Event summary combining transcript, slides, and related documents.

Logotype for Shinhan Financial Group Co Ltd

Q1 2026 earnings summary

21 May, 2026

Executive summary

  • Launched Shinhan Value Up 3.0 Plus, shifting from absolute shareholder return targets to a sustainable value enhancement framework aligning growth and returns, with a focus on capital efficiency and predictable policies.

  • 1Q26 net income rose 9.0% YoY to KRW 1,622.6 billion, driven by strong non-interest income growth and improved profitability metrics.

  • ROE reached 11.9% and ROTCE 13.4%, both up 0.5 percentage points year-on-year, reflecting enhanced core earnings.

  • CET1 ratio remained stable at 13.19%, despite a 16bp decline from end-2025, supported by solid capital generation.

  • Shareholder return policy emphasized sustainable and projectable returns, with a Q1 2026 dividend of KRW 741 per share and a KRW 700 billion share buyback program, with immediate retirement of repurchased shares.

Financial highlights

  • Net interest income increased 5.9% year-on-year, while non-interest income surged 26.5% year-on-year, led by fee and commission growth.
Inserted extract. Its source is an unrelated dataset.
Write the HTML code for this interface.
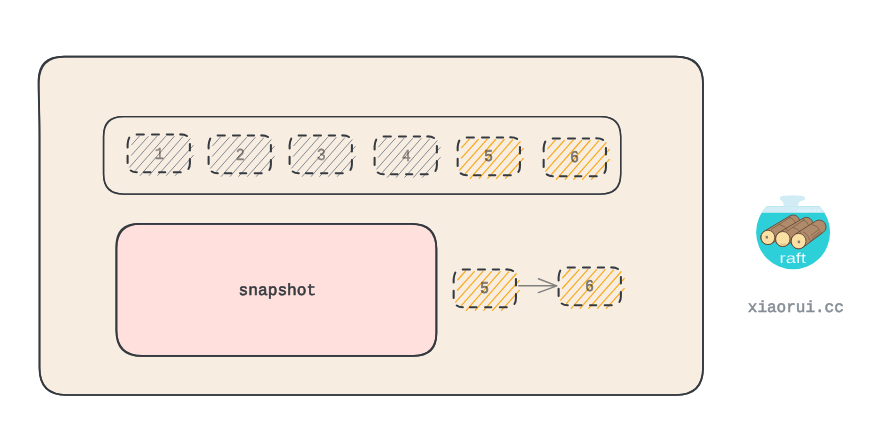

  • Cost-to-income ratio improved to 36.7% (down 0.6% YoY), and credit cost ratio rose 5bp YoY to 46bp.

  • Group total assets grew 3.9% YTD to KRW 816.7tn, with loans up 2.9% and deposits up 3.2%.

  • NPL ratio increased to 0.81% (up 9bp YoY), while NPL coverage ratio declined to 110%-113.6% due to increased substandard exposures.

  • Operating profit before expense rose 11% year-on-year; NIM improved by 2 basis points quarter-on-quarter to 1.93% for 1Q26.

Outlook and guidance

  • Targeting ROE of 10%-12% through 2028, with phased strengthening of non-banking competitiveness and capital efficiency.

  • DPS expected to grow by more than 10% annually over the next three years; shareholder return ratio to remain above 50%.

  • CET1 ratio to be maintained at 13%+, with excess capital returned to shareholders in principle.

  • Full-year credit cost ratio targeted in the mid-40 basis points range.

  • Board-led annual gap analysis to provide 3-year guidance, with flexibility to adjust based on market and regulatory conditions.